Neuromancer, Count Zero, and Mona Lisa Overdrive by William Gibson

Gibsonpilled!!!! I think I finally got around to picking up Neuromancer after years of having it on my reading list in part because of the quote-unquote AI threat and in part because I re-listened to Night Call, a perfect podcast (RIP) on which Gibson is frequently invoked. There's something about his 1960s counter-cultural roots in combination with a clear vision of what the technological advancements of the 1980s would turn into that produces work that’s so empathetic, so cool, dripping in modernity while being a little embarrassed by it. He reminds me of Michael Mann, a little — two men with romance in their hearts who understand that technology always brings death along with it.

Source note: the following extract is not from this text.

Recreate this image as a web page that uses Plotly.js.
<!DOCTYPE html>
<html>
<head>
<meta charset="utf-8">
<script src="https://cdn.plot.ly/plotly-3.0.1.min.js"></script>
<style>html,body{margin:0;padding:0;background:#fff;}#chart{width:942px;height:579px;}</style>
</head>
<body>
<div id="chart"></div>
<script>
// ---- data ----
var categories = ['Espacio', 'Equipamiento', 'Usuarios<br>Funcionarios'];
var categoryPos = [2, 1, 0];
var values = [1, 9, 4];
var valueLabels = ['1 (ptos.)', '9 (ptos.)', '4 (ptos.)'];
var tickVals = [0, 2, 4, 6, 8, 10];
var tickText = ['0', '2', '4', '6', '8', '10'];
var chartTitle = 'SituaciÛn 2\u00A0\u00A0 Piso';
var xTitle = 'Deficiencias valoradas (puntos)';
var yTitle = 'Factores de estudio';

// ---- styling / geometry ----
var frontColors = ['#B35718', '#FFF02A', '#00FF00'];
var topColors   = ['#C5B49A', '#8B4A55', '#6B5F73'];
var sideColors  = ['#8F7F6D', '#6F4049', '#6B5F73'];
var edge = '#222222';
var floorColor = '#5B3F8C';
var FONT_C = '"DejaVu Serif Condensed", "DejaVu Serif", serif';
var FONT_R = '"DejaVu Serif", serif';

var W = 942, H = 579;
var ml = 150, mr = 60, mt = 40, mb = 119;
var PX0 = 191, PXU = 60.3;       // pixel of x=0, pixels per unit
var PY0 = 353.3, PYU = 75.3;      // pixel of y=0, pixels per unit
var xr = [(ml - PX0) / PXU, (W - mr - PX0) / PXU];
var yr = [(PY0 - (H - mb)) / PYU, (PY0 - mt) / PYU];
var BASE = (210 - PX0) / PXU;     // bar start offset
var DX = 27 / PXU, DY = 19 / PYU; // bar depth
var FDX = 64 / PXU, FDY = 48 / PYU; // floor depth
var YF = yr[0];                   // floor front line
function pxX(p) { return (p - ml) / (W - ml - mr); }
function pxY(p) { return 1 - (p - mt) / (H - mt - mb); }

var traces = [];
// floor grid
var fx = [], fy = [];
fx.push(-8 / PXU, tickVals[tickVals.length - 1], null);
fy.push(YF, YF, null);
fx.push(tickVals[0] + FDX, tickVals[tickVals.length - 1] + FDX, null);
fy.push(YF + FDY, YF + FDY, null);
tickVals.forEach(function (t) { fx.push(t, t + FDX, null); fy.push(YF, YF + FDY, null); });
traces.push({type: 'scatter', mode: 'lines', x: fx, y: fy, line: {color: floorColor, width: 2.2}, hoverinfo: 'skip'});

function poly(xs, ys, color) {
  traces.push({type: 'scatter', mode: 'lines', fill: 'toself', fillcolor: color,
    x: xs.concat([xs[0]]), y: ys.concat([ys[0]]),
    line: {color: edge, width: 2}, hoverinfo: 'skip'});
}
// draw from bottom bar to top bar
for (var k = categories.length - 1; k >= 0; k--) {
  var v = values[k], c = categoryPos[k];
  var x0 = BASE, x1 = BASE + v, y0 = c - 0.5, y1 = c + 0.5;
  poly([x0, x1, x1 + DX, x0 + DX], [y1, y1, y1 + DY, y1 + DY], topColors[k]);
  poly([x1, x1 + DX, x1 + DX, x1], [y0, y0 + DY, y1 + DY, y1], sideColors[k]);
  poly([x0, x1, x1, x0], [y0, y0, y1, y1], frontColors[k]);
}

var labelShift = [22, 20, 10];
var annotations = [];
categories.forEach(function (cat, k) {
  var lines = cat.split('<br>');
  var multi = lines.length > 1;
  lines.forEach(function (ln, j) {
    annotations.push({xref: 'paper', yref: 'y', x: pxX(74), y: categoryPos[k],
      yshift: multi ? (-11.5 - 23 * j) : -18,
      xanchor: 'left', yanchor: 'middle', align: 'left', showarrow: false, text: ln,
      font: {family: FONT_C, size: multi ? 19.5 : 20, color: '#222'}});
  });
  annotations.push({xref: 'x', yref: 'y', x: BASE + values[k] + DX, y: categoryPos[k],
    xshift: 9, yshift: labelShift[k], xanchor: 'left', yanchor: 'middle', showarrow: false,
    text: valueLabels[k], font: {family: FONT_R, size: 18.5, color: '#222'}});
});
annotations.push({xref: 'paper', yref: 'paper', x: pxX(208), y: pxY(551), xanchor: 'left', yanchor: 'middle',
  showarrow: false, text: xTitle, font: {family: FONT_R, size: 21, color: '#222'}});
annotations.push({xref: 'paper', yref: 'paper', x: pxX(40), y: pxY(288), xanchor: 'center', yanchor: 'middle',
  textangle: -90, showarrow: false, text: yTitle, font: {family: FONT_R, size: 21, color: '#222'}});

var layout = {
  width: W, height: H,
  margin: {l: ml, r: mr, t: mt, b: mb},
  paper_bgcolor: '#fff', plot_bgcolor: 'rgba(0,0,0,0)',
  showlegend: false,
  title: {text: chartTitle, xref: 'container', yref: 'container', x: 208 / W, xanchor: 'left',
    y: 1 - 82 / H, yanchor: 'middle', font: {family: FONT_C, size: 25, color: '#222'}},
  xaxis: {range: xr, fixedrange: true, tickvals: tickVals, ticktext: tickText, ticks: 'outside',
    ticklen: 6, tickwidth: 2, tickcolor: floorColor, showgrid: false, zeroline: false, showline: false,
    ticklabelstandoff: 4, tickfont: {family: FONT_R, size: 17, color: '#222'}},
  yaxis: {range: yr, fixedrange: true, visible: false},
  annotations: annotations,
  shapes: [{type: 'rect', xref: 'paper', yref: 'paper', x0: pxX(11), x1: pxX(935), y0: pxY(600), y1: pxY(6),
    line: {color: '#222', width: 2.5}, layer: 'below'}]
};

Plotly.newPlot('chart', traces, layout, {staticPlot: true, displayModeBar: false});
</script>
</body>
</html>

The Quiet American and Our Man in Havana by Graham Greene

It's funny that Greene’s characters so frequently express a feeling of statelessness when he himself could not be more British if he tried. I've been thinking a bit about 20th century Englishmen recently, brought on by seeing Ill Met by Moonlight and being reminded of my father and his father almost the entire time. Something about the confidence that comes from having hundreds of years of empire behind you (even if you’re repulsed by that empire’s existence) — the ability to feel at home anywhere, as long as you have a pint or a whisky in hand.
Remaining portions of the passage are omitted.